The USC Marshall School of Business ranked No. 7 worldwide in Top 100 Business School Research Rankings for 2015, released by the Naveen Jindal School of Management at The University of Texas at Dallas.
“Seven years ago, we shared our vision to be considered among the best research business schools, and we began a hiring initiative to augment our already productive research faculty,” said USC Marshall Dean James G. Ellis. “The UT Dallas rankings is one validation that we are making great headway, and I could not be more proud.”
The rankings are compiled from a database of faculty research published in 24 leading peer-reviewed journals from 2010 to 2014. In 2005, USC Marshall was ranked No 14. In 2014, it entered the top 10.
Our faculty have been consistently productive, and their contributions to business knowledge have a major impact on the future of the field.
“Our faculty have been consistently productive, and their contributions to business knowledge have a major impact on the future of the field,” said Gareth James, vice dean for faculty and academic affairs, holder of the E. Morgan Stanley Chair in Business Administration and professor of data sciences and operations. “Our upward momentum in these rankings demonstrates our faculty’s ongoing commitment to conducting and publishing leading-edge research across business disciplines.”
USC Marshall ranked seventh based on publications in the top three accounting journals; third for publications in the top operations management journals; eighth for top finance journals and seventh for the top management journals.
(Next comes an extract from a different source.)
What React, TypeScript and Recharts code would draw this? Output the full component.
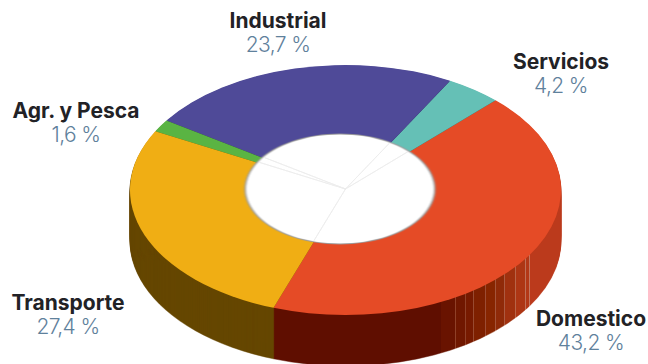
import React from 'react';
import { PieChart, Pie, Cell } from 'recharts';

const categories = ['Domestico', 'Servicios', 'Industrial', 'Agr. y Pesca', 'Transporte'];
const shares = [43.2, 4.2, 23.7, 1.6, 27.4];

const topColors = ['#e54b26', '#65c0b6', '#4f4a98', '#5ab443', '#f0ae14'];
const sideColors = ['url(#rimOrange)', '#1f5d56', '#25224f', '#255a1a', '#654700'];

// where each label sits on the page: [centre x, top y]
const labelSpots = [
  [591, 307],
  [561, 50],
  [278, 9],
  [76, 99],
  [68, 291],
];

// rim shading of the orange slice, left to right
const rimBands: [number, string][] = [
  [441, '#5f0e00'], [455, '#691300'], [456, '#8f4028'], [465, '#701700'], [466, '#8f4028'],
  [473, '#771a00'], [474, '#984a30'], [485, '#7e2000'], [486, '#9c4c34'], [495, '#872500'],
  [496, '#a4543a'], [504, '#8f2a08'], [505, '#ac5a40'], [515, '#a0310f'], [516, '#b86448'],
  [525, '#ad3614'], [526, '#c07058'], [529, '#b33817'], [530, '#c47860'], [561, '#bb3a1c'],
];

const WIDTH = 648;
const HEIGHT = 364;
const SQUASH = 125 / 215.5;
const CX = 345.5;
const CY = 190 / SQUASH;
const SPOKE_CY = 189 / SQUASH;
const RADIUS = 215.5;
const HOLE_X = 340;
const HOLE_R = 95;
const START = 250.5;
const DEPTH_STEPS = 51;

const chartData = categories.map((name, i) => ({ name, value: shares[i] }));
const holeData = [{ name: 'hole', value: 1 }];
const layers = Array.from({ length: DEPTH_STEPS }, (_, i) => DEPTH_STEPS - i);

const rimStart = 441;
const rimEnd = 561;
const pct = (x: number) => `${((x - rimStart) / (rimEnd - rimStart)) * 100}%`;

const App = () => {
  return (
    <div style={{ position: 'absolute', left: 0, top: 0, width: WIDTH, height: HEIGHT, overflow: 'hidden', background: '#fff' }}>
      <div style={{ position: 'absolute', left: 0, top: 0, transform: `scaleY(${SQUASH})`, transformOrigin: '0 0' }}>
        <PieChart width={WIDTH} height={HEIGHT / SQUASH + 40} margin={{ top: 0, right: 0, bottom: 0, left: 0 }}>
          <defs>
            <linearGradient id="rimOrange" gradientUnits="userSpaceOnUse" x1={rimStart} x2={rimEnd} y1={0} y2={0}>
              <stop offset="0%" stopColor="#5f0e00" />
              {rimBands.map(([x, color], i) => (
                <React.Fragment key={i}>
                  <stop offset={pct(i === 0 ? rimStart : rimBands[i - 1][0])} stopColor={color} />
                  <stop offset={pct(x)} stopColor={color} />
                </React.Fragment>
              ))}
            </linearGradient>
            <filter id="holeBlur" x="-5%" y="-5%" width="110%" height="110%">
              <feGaussianBlur stdDeviation="1.2" />
            </filter>
            <clipPath id="holeClip">
              <circle cx={HOLE_X} cy={SPOKE_CY} r={HOLE_R - 2} />
            </clipPath>
          </defs>
          {layers.map((d) => (
            <Pie
              key={d}
              data={chartData}
              dataKey="value"
              cx={CX}
              cy={CY + d / SQUASH}
              outerRadius={RADIUS}
              startAngle={START}
              endAngle={START + 360}
              isAnimationActive={false}
            >
              {chartData.map((_, i) => (
                <Cell key={i} fill={sideColors[i]} stroke={sideColors[i]} strokeWidth={0.6} />
              ))}
            </Pie>
          ))}
          <Pie
            data={chartData}
            dataKey="value"
            cx={CX}
            cy={CY}
            outerRadius={RADIUS}
            startAngle={START}
            endAngle={START + 360}
            stroke="none"
            isAnimationActive={false}
          >
            {chartData.map((_, i) => (
              <Cell key={i} fill={topColors[i]} />
            ))}
          </Pie>
          <Pie
            data={holeData}
            dataKey="value"
            cx={HOLE_X}
            cy={SPOKE_CY}
            outerRadius={HOLE_R + 0.5}
            startAngle={0}
            endAngle={360}
            stroke="none"
            isAnimationActive={false}
          >
            <Cell fill="#9a9a9a" style={{ filter: 'url(#holeBlur)' }} />
          </Pie>
          <Pie
            data={holeData}
            dataKey="value"
            cx={HOLE_X}
            cy={SPOKE_CY}
            outerRadius={HOLE_R - 1}
            startAngle={0}
            endAngle={360}
            stroke="none"
            isAnimationActive={false}
          >
            <Cell fill="#fff" style={{ filter: 'url(#holeBlur)' }} />
          </Pie>
          <Pie
            data={chartData}
            dataKey="value"
            cx={CX}
            cy={SPOKE_CY}
            outerRadius={RADIUS}
            startAngle={START}
            endAngle={START + 360}
            isAnimationActive={false}
          >
            {chartData.map((_, i) => (
              <Cell key={i} fill="none" stroke="#ececec" strokeWidth={1} style={{ clipPath: 'url(#holeClip)' }} />
            ))}
          </Pie>
        </PieChart>
      </div>
      {categories.map((name, i) => (
        <div
          key={name}
          style={{
            position: 'absolute',
            left: labelSpots[i][0] - 100,
            top: labelSpots[i][1],
            width: 200,
            textAlign: 'center',
            fontFamily: 'Inter, sans-serif',
            fontSize: 21,
            lineHeight: '23.5px',
          }}
        >
          <div style={{ fontWeight: 700, color: '#222226' }}>{name}</div>
          <div style={{ fontWeight: 300, color: '#5f819c', letterSpacing: '-0.6px' }}>{String(shares[i]).replace('.', ',')} %</div>
        </div>
      ))}
    </div>
  );
};

export default App;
Ellis praised the accomplishments of James and John Matsusaka, holder of the Charles F. Sexton Chair in American Enterprise and professor of finance and business economics. Matsusaka was the school’s previous vice dean for faculty and academic affairs.
“The improvement in rankings represents great vision and leadership from John and Gareth; great recruiting from our faculty; great hiring and inspiration from our chairs, and significantly continuing productive research by our entire faculty,” Ellis said. “It is an extraordinary accomplishment.”